Normalmente se debate tanto a elevada e crescente carga tributária quanto o destino do montante arrecadado. Acontece que precisa ser também avaliada a forma pela qual os tributos são cobrados da sociedade, incluindo a maneira pela qual as autoridades tributárias nos diversos níveis de governo se relacionam com os contribuintes diante de problemas acarretados tanto por mudanças bruscas na legislação, quanto por novas interpretações do emaranhado tributário, sobretudo no que a cobrança de multas e juros de mora aparenta ser uma punição arbitrária, desmesurada e portanto injusta.
Há quem argumente que uma maior dificuldade para cumprir as exigências tributárias fomentaria a informalidade. Todavia, fora do ambiente da formalidade existe um processo ilegal de “arrecadação”, que recorre a ameaças enfáticas e sumárias à integridade física e moral de pessoas com medo. Por isso, deve-se valorizar a economia formal, que oferece a perspectiva dos tributos serem criados por legislação, após um debate transparente. Ademais, o montante arrecadado deve ir para o Estado em prol da sociedade e não em benefício de quem usurpou o poder pela força e age ilegalmente.
Ocorre que uma complicada burocracia tributária leva à reflexão do porquê de investir num negócio que poderá ser fiscalizado de forma complexa por servidores públicos se há alternativas mais cômodas de investimento. Devido à burocracia tributária talvez fiquem em aplicações financeiras recursos que, ainda que não sejam vultosos, poderiam ser destinados à abertura e à expansão de pequenas empresas formais, as quais empregariam mais pessoas e, em muitos casos, ofereceriam empregos mais criativos.

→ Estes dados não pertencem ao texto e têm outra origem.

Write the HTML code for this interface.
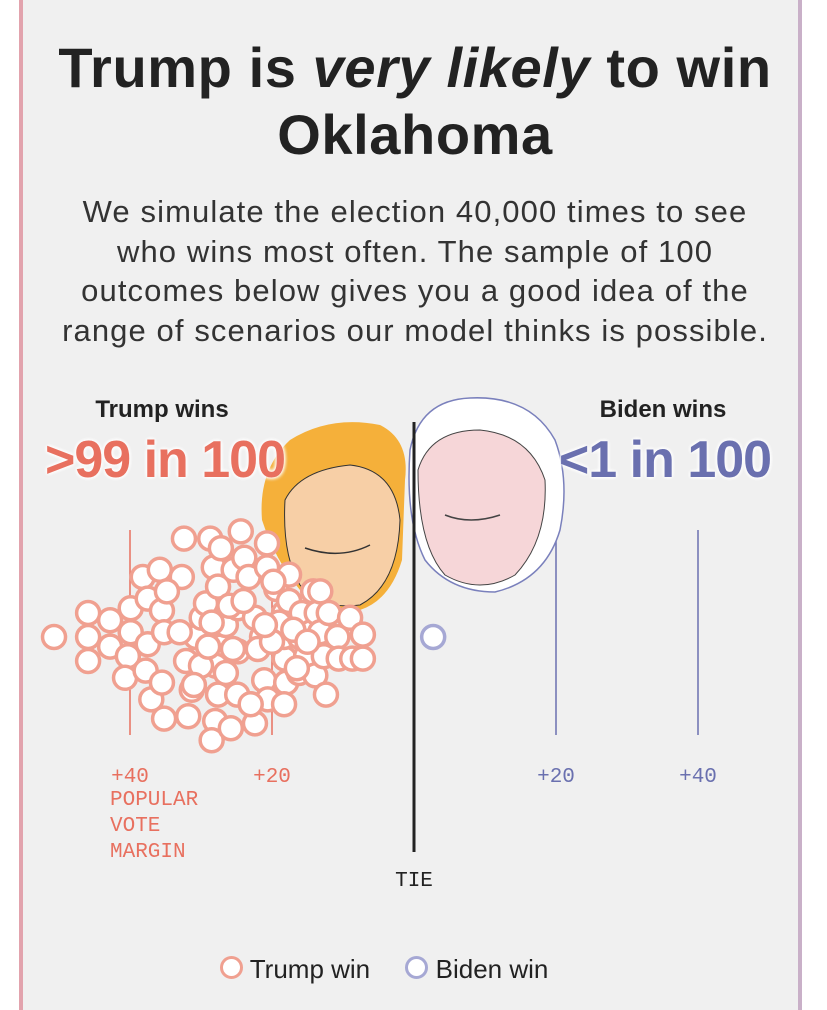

Muitos empresários de pequenas empresas não são de fato movidos pela pressão da rentabilidade, tal como se verifica em executivos de grandes corporações, que disputam a captação de recursos dos competitivos mercados de capitais e financeiros. O empreendedor comum possivelmente avalia que o êxito de uma realização não pode ser medido apenas pelo resultado financeiro: vale também a satisfação pessoal pela sensação de fazer algo construtivo. Quem tem tal mentalidade é motivado com a realização de um projeto, que iniciou como um sonho e no qual o lucro obtido, sobre o qual incidem tributos, é apenas uma consequência da sintonia entre o cerne da missão empresarial e a reação do mercado. Assim, a expansão de negócios inovadores decorre da dedicação empresarial em um ambiente com menos entraves possíveis.
O pesadelo de aborrecimentos burocráticos esmaece o sonho empresarial e, assim, arrefece a motivação em focar uma atividade geradora de produtos, serviços ou empregos, que irradia bem-estar. Não é nada fácil acompanhar tanto os pagamentos de diferentes tipos de obrigações tributárias para um mesmo evento, quanto os envios periódicos de várias declarações às autoridades tributárias, incluindo as declarações acessórias, cuja frequência ou complexidade tende a crescer.
O esforço para instalar no computador o programa tributário correto, a constante preocupação em ter sempre instalada a versão mais recente e sobretudo o cuidado em assegurar o preenchimento correto de cada declaração tributária assoberbam os empresários, especialmente aqueles de pequenas empresas.
Já os funcionários em grandes corporações estão inseridos numa estrutura hierárquica muito similar à existente no funcionalismo público e portanto podem lidar mais facilmente com as relações de poder e com as exigências para a tramitação de processos simples, as quais podem ser fatais às pequenas empresas até pela demora. Ademais, o estamento pode ampliar as obrigações tributárias a fim de reforçar sua relevância e justificar a contratação de mais servidores com salários, benefícios, aposentadorias e pensões pagas pelo contribuinte. Em contrapartida, podem os contribuintes exigir um atendimento efetivo e cortês e igualmente denunciar com eficácia aqueles servidores que ignoram, desorientam e até destratam quem pede uma solução para um problema tributário?
É importante que as autoridades tributárias tenham poder para exigir dos contribuintes um comportamento correto, porém sem abusos, lembrando Montesquieu: “A experiência eterna mostra que todo homem que tem poder é tentado a abusar dele; vai até onde encontra limites. Quem diria! A própria virtude tem necessidade de limites. Para que não se possa abusar do poder é preciso que, pela disposição das coisas, o poder freie o poder”.